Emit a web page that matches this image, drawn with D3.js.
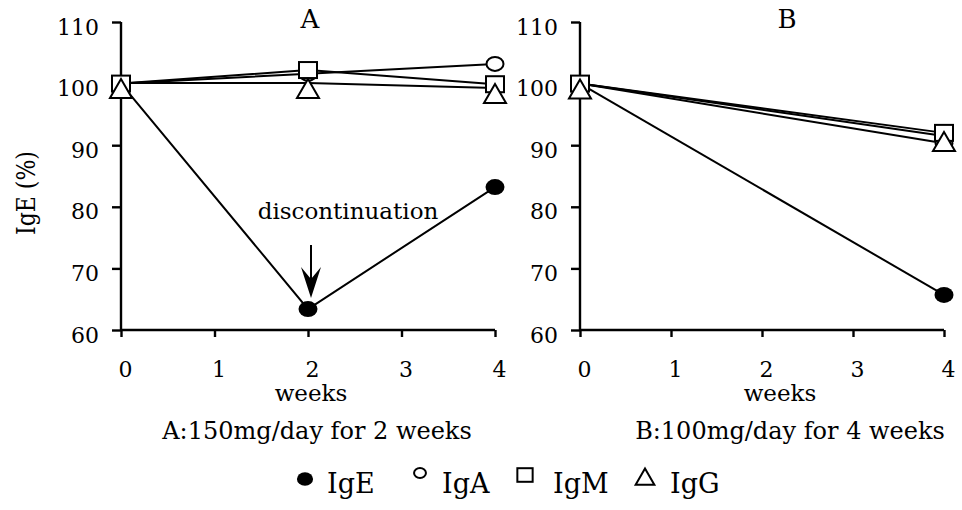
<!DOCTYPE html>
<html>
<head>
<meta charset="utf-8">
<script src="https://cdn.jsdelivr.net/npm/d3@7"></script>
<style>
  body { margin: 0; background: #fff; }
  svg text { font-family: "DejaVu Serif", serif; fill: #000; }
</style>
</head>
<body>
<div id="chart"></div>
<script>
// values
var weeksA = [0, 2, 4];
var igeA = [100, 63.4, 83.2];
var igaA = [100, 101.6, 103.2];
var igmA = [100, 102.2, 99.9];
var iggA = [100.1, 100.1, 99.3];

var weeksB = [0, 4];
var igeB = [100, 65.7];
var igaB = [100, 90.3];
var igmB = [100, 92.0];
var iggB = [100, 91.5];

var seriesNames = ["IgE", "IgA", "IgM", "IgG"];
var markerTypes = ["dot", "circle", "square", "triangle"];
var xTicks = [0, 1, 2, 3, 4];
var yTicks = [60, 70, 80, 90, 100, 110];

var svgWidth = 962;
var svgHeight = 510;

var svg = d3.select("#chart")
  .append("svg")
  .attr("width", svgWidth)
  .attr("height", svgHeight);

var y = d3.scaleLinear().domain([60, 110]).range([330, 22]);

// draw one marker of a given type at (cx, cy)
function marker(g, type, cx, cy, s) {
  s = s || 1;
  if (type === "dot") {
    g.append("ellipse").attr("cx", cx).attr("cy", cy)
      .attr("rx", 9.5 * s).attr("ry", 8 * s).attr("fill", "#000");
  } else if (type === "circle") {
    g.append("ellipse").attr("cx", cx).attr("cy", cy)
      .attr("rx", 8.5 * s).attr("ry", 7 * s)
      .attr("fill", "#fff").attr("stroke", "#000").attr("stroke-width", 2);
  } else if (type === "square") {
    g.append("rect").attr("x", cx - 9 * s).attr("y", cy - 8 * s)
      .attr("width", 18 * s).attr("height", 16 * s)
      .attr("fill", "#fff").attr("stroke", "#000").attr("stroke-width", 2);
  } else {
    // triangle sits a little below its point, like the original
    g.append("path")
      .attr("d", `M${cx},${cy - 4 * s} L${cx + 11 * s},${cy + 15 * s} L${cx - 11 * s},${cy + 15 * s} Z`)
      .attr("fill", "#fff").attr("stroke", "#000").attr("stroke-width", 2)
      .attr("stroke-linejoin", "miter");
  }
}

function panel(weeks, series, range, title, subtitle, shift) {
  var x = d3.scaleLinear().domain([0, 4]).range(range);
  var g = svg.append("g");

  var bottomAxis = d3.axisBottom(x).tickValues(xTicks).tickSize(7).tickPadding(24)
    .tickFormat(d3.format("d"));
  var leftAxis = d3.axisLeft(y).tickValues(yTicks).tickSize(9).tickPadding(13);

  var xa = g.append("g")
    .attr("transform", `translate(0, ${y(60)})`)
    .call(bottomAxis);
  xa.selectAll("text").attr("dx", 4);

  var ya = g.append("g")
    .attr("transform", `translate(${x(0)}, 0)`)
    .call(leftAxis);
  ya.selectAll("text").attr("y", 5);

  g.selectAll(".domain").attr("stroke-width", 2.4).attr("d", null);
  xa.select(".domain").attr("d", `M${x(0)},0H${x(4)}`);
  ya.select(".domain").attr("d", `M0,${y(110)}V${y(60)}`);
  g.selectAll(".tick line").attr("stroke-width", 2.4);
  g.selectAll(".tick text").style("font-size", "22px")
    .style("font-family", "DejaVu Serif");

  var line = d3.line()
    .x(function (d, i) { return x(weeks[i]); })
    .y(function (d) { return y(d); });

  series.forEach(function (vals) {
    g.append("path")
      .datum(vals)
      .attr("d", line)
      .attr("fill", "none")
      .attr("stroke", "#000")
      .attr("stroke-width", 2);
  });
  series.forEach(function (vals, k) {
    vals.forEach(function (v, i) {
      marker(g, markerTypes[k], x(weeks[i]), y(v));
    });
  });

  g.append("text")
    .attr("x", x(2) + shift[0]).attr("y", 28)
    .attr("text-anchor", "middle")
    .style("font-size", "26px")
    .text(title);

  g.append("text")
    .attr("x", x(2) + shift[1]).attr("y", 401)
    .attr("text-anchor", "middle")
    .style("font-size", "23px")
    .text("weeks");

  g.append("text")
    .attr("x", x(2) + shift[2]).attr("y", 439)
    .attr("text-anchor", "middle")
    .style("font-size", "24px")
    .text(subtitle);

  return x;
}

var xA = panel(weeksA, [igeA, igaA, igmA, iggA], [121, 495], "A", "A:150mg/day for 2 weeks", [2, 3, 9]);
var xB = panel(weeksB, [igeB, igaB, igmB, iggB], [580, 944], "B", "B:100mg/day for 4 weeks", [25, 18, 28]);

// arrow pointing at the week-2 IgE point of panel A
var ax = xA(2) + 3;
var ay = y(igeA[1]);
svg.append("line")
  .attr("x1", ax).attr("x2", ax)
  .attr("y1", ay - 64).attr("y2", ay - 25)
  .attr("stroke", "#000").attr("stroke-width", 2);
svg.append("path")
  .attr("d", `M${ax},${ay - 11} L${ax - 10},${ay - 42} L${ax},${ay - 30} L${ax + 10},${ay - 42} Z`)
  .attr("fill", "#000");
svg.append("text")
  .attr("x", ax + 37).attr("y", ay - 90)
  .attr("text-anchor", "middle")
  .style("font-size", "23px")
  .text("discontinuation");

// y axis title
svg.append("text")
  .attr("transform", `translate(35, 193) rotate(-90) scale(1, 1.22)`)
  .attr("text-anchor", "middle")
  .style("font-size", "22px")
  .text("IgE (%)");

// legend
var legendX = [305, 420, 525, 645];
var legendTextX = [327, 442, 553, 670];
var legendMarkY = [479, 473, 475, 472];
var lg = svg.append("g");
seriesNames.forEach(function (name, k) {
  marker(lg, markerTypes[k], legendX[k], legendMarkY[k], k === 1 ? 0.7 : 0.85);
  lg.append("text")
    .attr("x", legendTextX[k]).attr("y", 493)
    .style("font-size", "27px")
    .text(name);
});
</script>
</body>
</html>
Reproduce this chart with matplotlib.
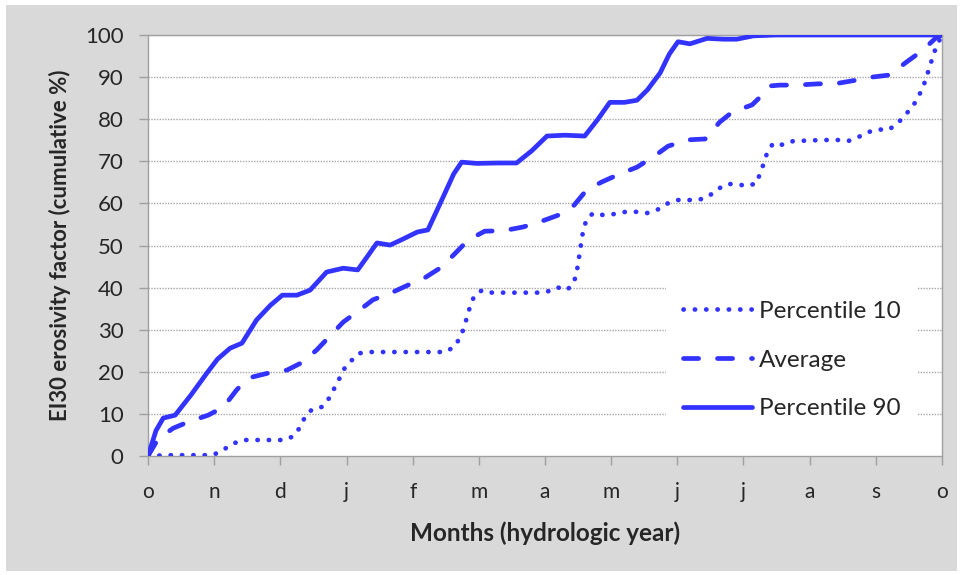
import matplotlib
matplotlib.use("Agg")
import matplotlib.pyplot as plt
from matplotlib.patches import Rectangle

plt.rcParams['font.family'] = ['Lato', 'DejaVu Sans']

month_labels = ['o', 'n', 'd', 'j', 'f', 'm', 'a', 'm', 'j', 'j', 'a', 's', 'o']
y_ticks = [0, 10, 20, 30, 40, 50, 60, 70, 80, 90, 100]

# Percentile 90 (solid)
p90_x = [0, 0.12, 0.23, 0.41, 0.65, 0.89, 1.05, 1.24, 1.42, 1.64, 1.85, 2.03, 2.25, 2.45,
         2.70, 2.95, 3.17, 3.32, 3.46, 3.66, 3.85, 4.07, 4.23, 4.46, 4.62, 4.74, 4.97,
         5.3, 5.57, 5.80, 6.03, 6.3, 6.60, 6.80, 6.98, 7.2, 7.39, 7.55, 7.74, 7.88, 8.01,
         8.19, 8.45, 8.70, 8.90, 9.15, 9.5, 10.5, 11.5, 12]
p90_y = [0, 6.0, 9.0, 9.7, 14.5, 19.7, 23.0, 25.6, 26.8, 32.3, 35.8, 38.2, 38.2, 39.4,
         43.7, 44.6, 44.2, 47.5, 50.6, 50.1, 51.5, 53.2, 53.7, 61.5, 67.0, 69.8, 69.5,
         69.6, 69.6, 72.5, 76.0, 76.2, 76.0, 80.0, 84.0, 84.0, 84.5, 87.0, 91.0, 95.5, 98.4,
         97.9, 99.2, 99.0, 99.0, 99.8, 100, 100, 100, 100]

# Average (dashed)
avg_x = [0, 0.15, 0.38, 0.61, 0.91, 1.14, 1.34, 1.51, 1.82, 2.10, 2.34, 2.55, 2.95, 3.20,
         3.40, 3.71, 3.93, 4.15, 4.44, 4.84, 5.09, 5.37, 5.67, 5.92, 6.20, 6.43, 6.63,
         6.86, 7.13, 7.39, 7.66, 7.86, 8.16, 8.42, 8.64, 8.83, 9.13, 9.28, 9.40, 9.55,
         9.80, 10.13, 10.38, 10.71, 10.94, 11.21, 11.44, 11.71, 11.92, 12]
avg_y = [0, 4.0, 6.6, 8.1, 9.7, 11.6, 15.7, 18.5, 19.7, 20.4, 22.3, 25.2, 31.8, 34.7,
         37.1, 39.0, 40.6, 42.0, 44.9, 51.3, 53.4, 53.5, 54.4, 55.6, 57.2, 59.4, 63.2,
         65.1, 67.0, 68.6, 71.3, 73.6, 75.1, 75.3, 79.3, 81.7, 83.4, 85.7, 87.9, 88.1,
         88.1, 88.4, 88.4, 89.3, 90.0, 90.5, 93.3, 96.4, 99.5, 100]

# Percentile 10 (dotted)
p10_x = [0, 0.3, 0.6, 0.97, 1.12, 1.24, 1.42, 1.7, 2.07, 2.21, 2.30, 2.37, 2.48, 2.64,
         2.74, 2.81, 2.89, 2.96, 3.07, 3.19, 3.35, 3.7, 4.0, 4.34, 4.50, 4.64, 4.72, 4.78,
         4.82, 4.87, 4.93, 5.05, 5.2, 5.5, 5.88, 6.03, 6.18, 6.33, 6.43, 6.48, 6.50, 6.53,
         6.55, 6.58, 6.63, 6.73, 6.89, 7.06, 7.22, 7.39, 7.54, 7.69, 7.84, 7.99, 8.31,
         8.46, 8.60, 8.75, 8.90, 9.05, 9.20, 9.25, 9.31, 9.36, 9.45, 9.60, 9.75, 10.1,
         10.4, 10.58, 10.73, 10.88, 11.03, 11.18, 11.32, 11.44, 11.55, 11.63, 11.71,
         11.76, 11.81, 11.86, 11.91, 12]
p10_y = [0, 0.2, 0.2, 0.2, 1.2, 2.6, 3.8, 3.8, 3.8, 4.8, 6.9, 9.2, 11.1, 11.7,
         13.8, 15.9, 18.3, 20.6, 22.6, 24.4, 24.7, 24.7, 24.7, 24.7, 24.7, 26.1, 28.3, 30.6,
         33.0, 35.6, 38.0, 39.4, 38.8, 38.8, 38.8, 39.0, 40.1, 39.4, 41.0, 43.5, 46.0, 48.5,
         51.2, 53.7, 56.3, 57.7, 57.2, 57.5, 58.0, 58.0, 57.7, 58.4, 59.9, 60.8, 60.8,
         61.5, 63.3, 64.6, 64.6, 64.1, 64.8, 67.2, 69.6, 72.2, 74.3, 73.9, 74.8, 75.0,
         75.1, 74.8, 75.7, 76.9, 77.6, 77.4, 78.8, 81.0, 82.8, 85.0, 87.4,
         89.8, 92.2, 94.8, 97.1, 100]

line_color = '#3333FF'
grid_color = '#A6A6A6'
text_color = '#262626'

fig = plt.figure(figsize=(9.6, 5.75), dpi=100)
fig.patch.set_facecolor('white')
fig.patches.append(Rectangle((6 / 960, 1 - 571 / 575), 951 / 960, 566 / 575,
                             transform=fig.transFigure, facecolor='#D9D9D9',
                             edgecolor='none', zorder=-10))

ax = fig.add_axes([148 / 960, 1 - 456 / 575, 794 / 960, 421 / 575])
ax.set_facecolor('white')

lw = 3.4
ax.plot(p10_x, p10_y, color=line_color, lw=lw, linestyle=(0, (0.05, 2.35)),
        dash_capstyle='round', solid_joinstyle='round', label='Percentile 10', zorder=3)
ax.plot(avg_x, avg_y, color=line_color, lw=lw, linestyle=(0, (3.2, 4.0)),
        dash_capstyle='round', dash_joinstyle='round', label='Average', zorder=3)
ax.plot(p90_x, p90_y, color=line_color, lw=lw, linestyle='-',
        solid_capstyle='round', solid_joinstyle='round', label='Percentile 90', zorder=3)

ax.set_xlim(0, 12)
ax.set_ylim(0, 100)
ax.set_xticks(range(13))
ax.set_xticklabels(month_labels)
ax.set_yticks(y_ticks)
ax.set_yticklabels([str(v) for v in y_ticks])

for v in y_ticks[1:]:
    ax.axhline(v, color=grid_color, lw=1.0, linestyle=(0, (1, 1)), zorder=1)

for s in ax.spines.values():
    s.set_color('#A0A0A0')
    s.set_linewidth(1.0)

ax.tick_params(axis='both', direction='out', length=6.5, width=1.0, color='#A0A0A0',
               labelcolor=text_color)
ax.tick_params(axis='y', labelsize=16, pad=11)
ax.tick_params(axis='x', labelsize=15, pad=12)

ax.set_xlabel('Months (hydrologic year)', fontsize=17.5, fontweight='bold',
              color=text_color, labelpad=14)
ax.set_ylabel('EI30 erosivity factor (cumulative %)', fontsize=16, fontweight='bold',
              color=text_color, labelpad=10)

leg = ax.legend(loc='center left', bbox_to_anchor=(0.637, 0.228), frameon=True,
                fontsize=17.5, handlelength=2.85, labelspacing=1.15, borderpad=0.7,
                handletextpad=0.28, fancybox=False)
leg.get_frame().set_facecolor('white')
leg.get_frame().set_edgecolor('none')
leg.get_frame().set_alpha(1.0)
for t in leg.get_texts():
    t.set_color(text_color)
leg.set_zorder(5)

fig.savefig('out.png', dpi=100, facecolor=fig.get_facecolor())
####
### [WRITTEN PROBLEM]
The lines from the start of the entries above through the one containing "var y = d3.scaleLinear().domain([60, 110]).range([330, 22]);" are to be retyped exactly, and no others. Pictures are left out.

### [RESPONSE TO THIS EXERCISE]
Emit a web page that matches this image, drawn with D3.js.
<!DOCTYPE html>
<html>
<head>
<meta charset="utf-8">
<script src="https://cdn.jsdelivr.net/npm/d3@7"></script>
<style>
  body { margin: 0; background: #fff; }
  svg text { font-family: "DejaVu Serif", serif; fill: #000; }
</style>
</head>
<body>
<div id="chart"></div>
<script>
// values
var weeksA = [0, 2, 4];
var igeA = [100, 63.4, 83.2];
var igaA = [100, 101.6, 103.2];
var igmA = [100, 102.2, 99.9];
var iggA = [100.1, 100.1, 99.3];

var weeksB = [0, 4];
var igeB = [100, 65.7];
var igaB = [100, 90.3];
var igmB = [100, 92.0];
var iggB = [100, 91.5];

var seriesNames = ["IgE", "IgA", "IgM", "IgG"];
var markerTypes = ["dot", "circle", "square", "triangle"];
var xTicks = [0, 1, 2, 3, 4];
var yTicks = [60, 70, 80, 90, 100, 110];

var svgWidth = 962;
var svgHeight = 510;

var svg = d3.select("#chart")
  .append("svg")
  .attr("width", svgWidth)
  .attr("height", svgHeight);

var y = d3.scaleLinear().domain([60, 110]).range([330, 22]);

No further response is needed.